Simply put, a director’s primary duty is to act in the best interest of the company. But what are the possible breaches which a director can be said to commit during insolvency? Well, a director can be said to have committed a breach of director’s duty if he/she continue trading either:
- Knowing that the company has little or no prospect to pay its debts when they fall due (section 539(3) of the Companies Act 2016); or
- With the intention to defraud the creditors of the company (section 540(1) of the Companies Act 2016)

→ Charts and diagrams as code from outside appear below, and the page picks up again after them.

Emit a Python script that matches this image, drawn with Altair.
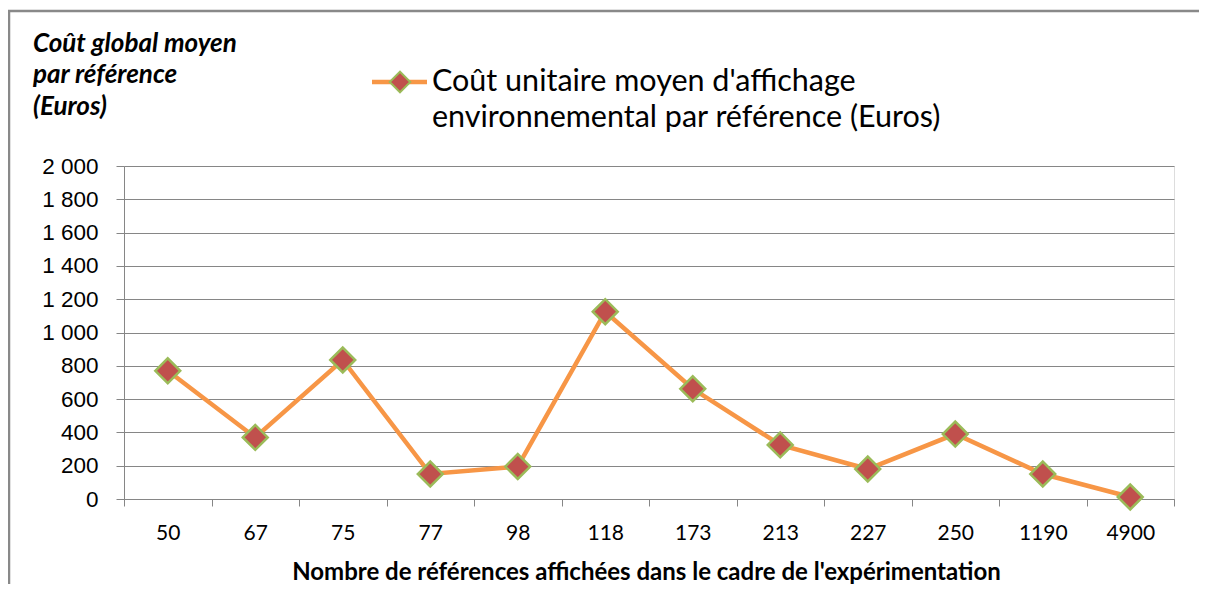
import altair as alt
import pandas as pd

categories = ["50", "67", "75", "77", "98", "118", "173", "213", "227", "250", "1190", "4900"]
values = [770, 370, 835, 150, 195, 1125, 662, 325, 180, 390, 150, 12]
y_ticks = [0, 200, 400, 600, 800, 1000, 1200, 1400, 1600, 1800, 2000]

series_name = "Coût unitaire moyen d'affichage environnemental par référence (Euros)"
legend_lines = ["Coût unitaire moyen d'affichage", "environnemental par référence (Euros)"]
y_title_lines = ["Coût global moyen", "par référence", "(Euros)"]
x_title = "Nombre de références affichées dans le cadre de l'expérimentation"

df = pd.DataFrame({"cat": categories, "val": values, "serie": series_name})

W, H = 1050, 333
LINE_COLOR = "#F79646"
FILL = "#C0504D"
EDGE = "#9BBB59"
GRID = "#868686"

x_enc = alt.X(
    "cat:N",
    sort=categories,
    bandPosition=0.5,
    scale=alt.Scale(type="band", paddingInner=0, paddingOuter=0),
    axis=alt.Axis(
        title=x_title,
        titleFont="Lato",
        titleFontSize=24,
        titleFontWeight="bold",
        titleColor="#000000",
        titleBaseline="alphabetic",
        titleAlign="center",
        titleX=522,
        titleY=80,
        labelAngle=0,
        labelFont="Lato",
        labelFontSize=21,
        labelColor="#000000",
        labelPadding=16,
        tickBand="extent",
        tickSize=7,
        tickColor=GRID,
        domainColor=GRID,
        domainWidth=1,
        grid=False,
    ),
)
y_enc = alt.Y(
    "val:Q",
    scale=alt.Scale(domain=[0, 2000], nice=False),
    axis=alt.Axis(
        title=None,
        values=y_ticks,
        labelExpr="replace(format(datum.value, ',d'), ',', ' ')",
        labelFont="Liberation Sans",
        labelFontSize=22.5,
        labelColor="#000000",
        labelPadding=18,
        tickSize=8,
        tickColor=GRID,
        domainColor=GRID,
        gridColor=GRID,
        gridWidth=1,
        grid=True,
    ),
)

line = alt.Chart(df).mark_line(color=LINE_COLOR, strokeWidth=4.5).encode(x=x_enc, y=y_enc)
points = alt.Chart(df).mark_point(
    shape="diamond", filled=True, fill=FILL, stroke=EDGE, strokeWidth=2.5, size=620, opacity=1
).encode(x=x_enc, y=y_enc)

# legend (manual)
leg_df = pd.DataFrame({"t": [series_name]})
leg_line = alt.Chart(leg_df).mark_rule(color=LINE_COLOR, strokeWidth=4.5).encode(
    x=alt.value(248), x2=alt.value(303), y=alt.value(-84)
)
leg_pt = alt.Chart(leg_df).mark_point(
    shape="diamond", filled=True, fill=FILL, stroke=EDGE, strokeWidth=2, size=420, opacity=1
).encode(x=alt.value(276), y=alt.value(-84))
leg_txt_df = pd.DataFrame({"t": legend_lines, "yy": [-75, -39]})
leg_txt = alt.Chart(leg_txt_df).mark_text(
    align="left", baseline="alphabetic", font="Lato", fontSize=30.5, color="#000000"
).encode(x=alt.value(308), y=alt.Y("yy:Q", scale=None), text="t:N")

# y title (manual, italic bold)
yt_df = pd.DataFrame({"t": y_title_lines, "yy": [-114, -83, -51]})
y_title = alt.Chart(yt_df).mark_text(
    align="left", baseline="alphabetic", font="Lato", fontSize=26,
    fontStyle="italic", fontWeight="bold", color="#000000"
).encode(x=alt.value(-91), y=alt.Y("yy:Q", scale=None), text="t:N")

# outer frame
frame_df = pd.DataFrame({"k": [0]})
frame_top = alt.Chart(frame_df).mark_rule(color="#898989", strokeWidth=2.5).encode(
    x=alt.value(-116), x2=alt.value(1075), y=alt.value(-155)
)
frame_left = alt.Chart(frame_df).mark_rule(color="#898989", strokeWidth=2.5).encode(
    x=alt.value(-115), y=alt.value(-156), y2=alt.value(420)
)

chart = alt.layer(
    frame_top, frame_left, line, points, leg_line, leg_pt, leg_txt, y_title
).properties(
    width=W,
    height=H,
    autosize=alt.AutoSizeParams(type="none"),
    padding={"left": 116, "top": 158, "right": 25, "bottom": 85},
).configure_view(stroke=None).configure(background="#ffffff")

chart.save("out.html", embed_options={"renderer": "svg", "actions": False})
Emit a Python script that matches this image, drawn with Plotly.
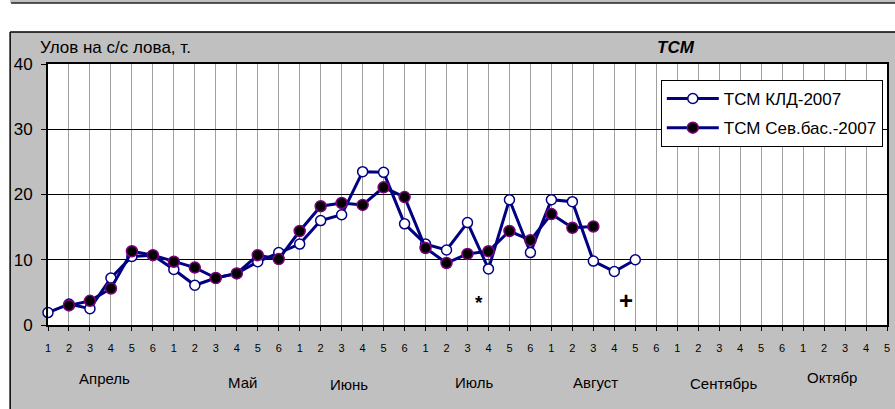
import plotly.graph_objects as go

# week index within month, Apr..Oct (Oct has 5 weeks)
WEEK_LABELS = ["1", "2", "3", "4", "5", "6"] * 6 + ["1", "2", "3", "4", "5"]
MONTHS = ["Апрель", "Май", "Июнь", "Июль", "Август", "Сентябрь", "Октябр"]

# catch per fishing day, t
KLD_2007 = [1.9, 3.2, 2.5, 7.2, 10.5, 10.7, 8.5, 6.1, 7.2, 7.9, 9.7, 11.1,
            12.4, 16.0, 16.9, 23.5, 23.4, 15.5, 12.4, 11.5, 15.7, 8.6, 19.2, 11.1,
            19.2, 18.9, 9.8, 8.2, 10.0]
SEV_2007 = [None, 3.0, 3.7, 5.6, 11.3, 10.7, 9.7, 8.8, 7.2, 7.9, 10.7, 10.1,
            14.4, 18.2, 18.7, 18.4, 21.1, 19.6, 11.8, 9.5, 10.9, 11.3, 14.4, 13.0,
            17.0, 14.9, 15.1]

NAVY = "#000080"
GREY = "#c0c0c0"
FONT = "Arial, 'Liberation Sans', sans-serif"

W, H = 895, 409
L, R, T, B = 48, 890, 64, 325


def px(x):
    return (x - L) / (R - L)


def py(y):
    return (B - y) / (B - T)


fig = go.Figure()
fig.add_trace(go.Scatter(
    x=list(range(len(KLD_2007))), y=KLD_2007,
    mode="lines+markers", name="ТСМ КЛД-2007", legendgroup="a",
    line={"color": NAVY, "width": 3},
    marker={"symbol": "circle", "size": 10, "color": "white",
            "line": {"color": NAVY, "width": 1.5}},
    cliponaxis=False,
))
fig.add_trace(go.Scatter(
    x=list(range(len(SEV_2007))), y=SEV_2007,
    mode="lines+markers", name="ТСМ Сев.бас.-2007", legendgroup="b",
    line={"color": NAVY, "width": 3},
    marker={"symbol": "circle", "size": 11, "color": "black",
            "line": {"color": "#800080", "width": 1.5}},
    cliponaxis=False,
))

# month captions under the week numbers (positions as in the source sheet)
month_x = [2.7, 9.25, 14.35, 20.3, 26.1, 32.2, 37.4]
month_y = [378, 382, 384, 382, 382, 383, 377]
for name, mx, my in zip(MONTHS, month_x, month_y):
    fig.add_annotation(x=mx, y=py(my), xref="x", yref="paper", text=name,
                       xanchor="center", yanchor="middle", showarrow=False,
                       font={"size": 15, "color": "black"})

# remarks on the chart
fig.add_annotation(x=20.56, y=3.5, text="<b>*</b>", showarrow=False,
                   xanchor="center", yanchor="middle",
                   font={"size": 19, "color": "black"})
fig.add_annotation(x=27.54, y=3.8, text="<b>+</b>", showarrow=False,
                   xanchor="center", yanchor="middle",
                   font={"size": 24, "color": "black"})

fig.add_annotation(x=px(38), y=py(48), xref="paper", yref="paper",
                   xanchor="left", yanchor="middle",
                   text="Улов на с/с лова, т.", showarrow=False,
                   font={"size": 17, "color": "black"})
fig.add_annotation(x=px(678), y=py(48), xref="paper", yref="paper",
                   xanchor="center", yanchor="middle",
                   text="<b><i>ТСМ</i></b>", showarrow=False,
                   font={"size": 17, "color": "black"})

# white page around the grey chart frame, frame edges, edge of the chart above
for x0, x1, y0, y1 in [(-5, 10, -10, 430), (-5, 905, 3, 32)]:
    fig.add_shape(type="rect", xref="paper", yref="paper", layer="below",
                  x0=px(x0), x1=px(x1), y0=py(y0), y1=py(y1),
                  fillcolor="white", line={"width": 0})
fig.add_shape(type="line", xref="paper", yref="paper", layer="below",
              x0=px(10), x1=px(905), y0=py(32), y1=py(32),
              line={"color": "black", "width": 1.5})
fig.add_shape(type="line", xref="paper", yref="paper", layer="below",
              x0=px(10), x1=px(10), y0=py(32), y1=py(430),
              line={"color": "black", "width": 1.5})
fig.add_shape(type="line", xref="paper", yref="paper", layer="below",
              x0=px(11), x1=px(905), y0=py(3), y1=py(3),
              line={"color": "#222", "width": 1.5})

fig.update_xaxes(
    range=[0, len(WEEK_LABELS) - 1], tickvals=list(range(len(WEEK_LABELS))),
    ticktext=WEEK_LABELS, tickfont={"size": 11, "color": "black"},
    showgrid=True, gridcolor="#a0a0a0", gridwidth=1, zeroline=False,
    showline=True, linecolor="black", linewidth=2, mirror=True,
    ticks="outside", ticklen=4, tickcolor="black", ticklabelstandoff=8,
)
fig.update_yaxes(
    range=[0, 40], dtick=10, tickfont={"size": 17, "color": "black"},
    showgrid=True, gridcolor="black", gridwidth=1, zeroline=False,
    showline=True, linecolor="black", linewidth=2, mirror=True,
    ticks="outside", ticklen=5, tickcolor="black", ticklabelstandoff=5,
)
fig.update_layout(
    width=W, height=H,
    margin={"l": L, "r": W - R, "t": T, "b": H - B},
    paper_bgcolor=GREY, plot_bgcolor="white",
    font={"family": FONT, "color": "black"},
    showlegend=True,
    legend={"x": px(663), "y": py(80), "xanchor": "left", "yanchor": "top",
            "bgcolor": "white", "bordercolor": "black", "borderwidth": 1,
            "font": {"size": 17}, "tracegroupgap": 4, "itemwidth": 52},
)

# the page body has a default 8px margin; drop it so the figure sits at 0,0
fig.write_html("out.html", config={"displayModeBar": False},
               post_script="document.body.style.margin='0';")
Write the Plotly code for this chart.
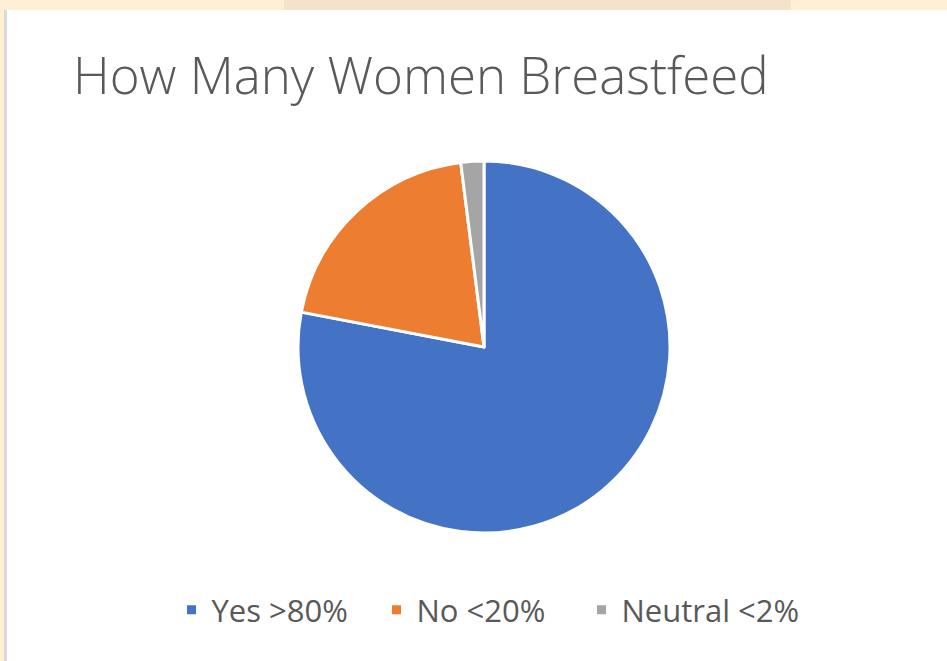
import plotly.graph_objects as go

labels = ["Yes >80%", "No <20%", "Neutral <2%"]
values = [78, 20, 2]
colors = ["#4472C4", "#ED7D31", "#A5A5A5"]
title_text = "How Many Women Breastfeed"

W, H = 947, 661

def px_x(x):
    return x / W

def px_y(y):
    return 1 - y / H

cx, cy, r = 484, 347, 186

fig = go.Figure()
fig.add_trace(go.Pie(
    labels=labels,
    values=values,
    marker=dict(colors=colors, line=dict(color="white", width=3)),
    sort=False,
    direction="clockwise",
    rotation=0,
    textinfo="none",
    hoverinfo="label+percent",
    domain=dict(x=[px_x(cx - r), px_x(cx + r)], y=[px_y(cy + r), px_y(cy - r)]),
))

shapes = [
    dict(type="rect", xref="paper", yref="paper", x0=0, x1=1, y0=px_y(10), y1=1,
         fillcolor="#FFEFD5", line=dict(width=0), layer="above"),
    dict(type="rect", xref="paper", yref="paper", x0=px_x(284), x1=px_x(791), y0=px_y(10), y1=1,
         fillcolor="#F2E3CA", line=dict(width=0), layer="above"),
    dict(type="rect", xref="paper", yref="paper", x0=0, x1=px_x(4), y0=0, y1=1,
         fillcolor="#FFEFD5", line=dict(width=0), layer="above"),
    dict(type="rect", xref="paper", yref="paper", x0=px_x(4), x1=px_x(7), y0=0, y1=px_y(10),
         fillcolor="#D9D9D9", line=dict(width=0), layer="above"),
]

fig.update_layout(
    width=W, height=H,
    margin=dict(l=0, r=0, t=0, b=0),
    paper_bgcolor="white",
    plot_bgcolor="white",
    shapes=shapes,
    showlegend=True,
    legend=dict(
        orientation="h",
        x=px_x(479), xanchor="center",
        y=px_y(610), yanchor="middle",
        font=dict(family="Open Sans", size=31, color="#595959"),
        entrywidth=160,
        entrywidthmode="pixels",
        tracegroupgap=0,
        bgcolor="rgba(0,0,0,0)",
    ),
    annotations=[dict(
        text=title_text, xref="paper", yref="paper",
        x=px_x(71), y=px_y(74), xanchor="left", yanchor="middle",
        showarrow=False,
        font=dict(family="Open Sans", size=51, color="#595959", weight=300),
    )],
)

post = (
    "document.body.style.margin='0';document.body.style.overflow='hidden';"
    "document.querySelectorAll('.legend .scrollbox').forEach(function(e){e.removeAttribute('clip-path');e.style.clipPath='none';});"
)
fig.write_html("out.html", config={"displayModeBar": False}, post_script=post)
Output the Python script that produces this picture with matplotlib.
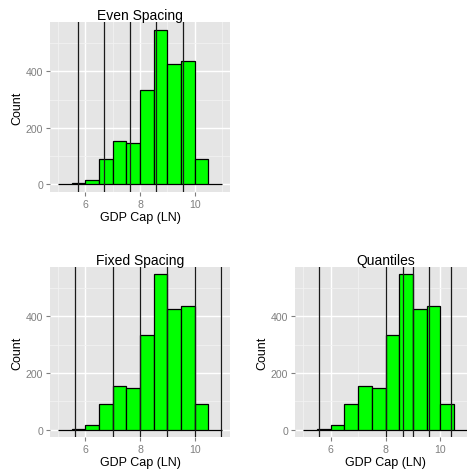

It is important to note that the intention to defraud creditors of the company may extend to actions before the insolvency (Tang Eng Iron Works Co Ltd v Ting Ling Kiew & Anor  1 CLJ 1239). Thus, section 540(1) of the Companies Act 2016 can operate both insolvency proceedings and also where there are no insolvency proceedings. If a company carries on the business with the intent to defraud, every person who was knowingly a party commits an offence and upon conviction, shall be liable to imprisonment for a term not exceeding 10 years or fine not exceeding RM1 million or both (section 540(5) of the Companies Act 2016).
Preferential Payment to Creditors?
The next issue which a director should look at is whether preferring payment for one over another creditor can be done during insolvency. We can refer to section 528 of the Companies Act 2016 for the answer:
“Any transfer, mortgage, delivery of goods, payment, execution or other act relating to property made or done by or against a company which is unable to pay its debts, as the debts become due, from its own money in favour of any creditor or any person in trust for any creditor shall be deemed to have given such creditor a preference over other creditors in the event of the company being wound up on a winding up petition presented within six months from the date of making or doing the same and every such act shall be deemed fraudulent and void.”
Where payment is preferentially made to one creditor over another when there is insufficient fund in the company will amount to an undue preference in relation to the benefitting creditor. Charges, in turn, will be void against the liquidator. This is mainly to preserve the pari passu principle under which the credits in a winding-up share ratable in the assets that are available for distribution.
From we can gather from the above, it is clear that the current pandemic definitely has a large impact on all of us. The uncertainty of the financial and operational risk is daunting. As such, it is crucial for the directors to be aware of their duties and obligations in their road to survival and recovery in such times.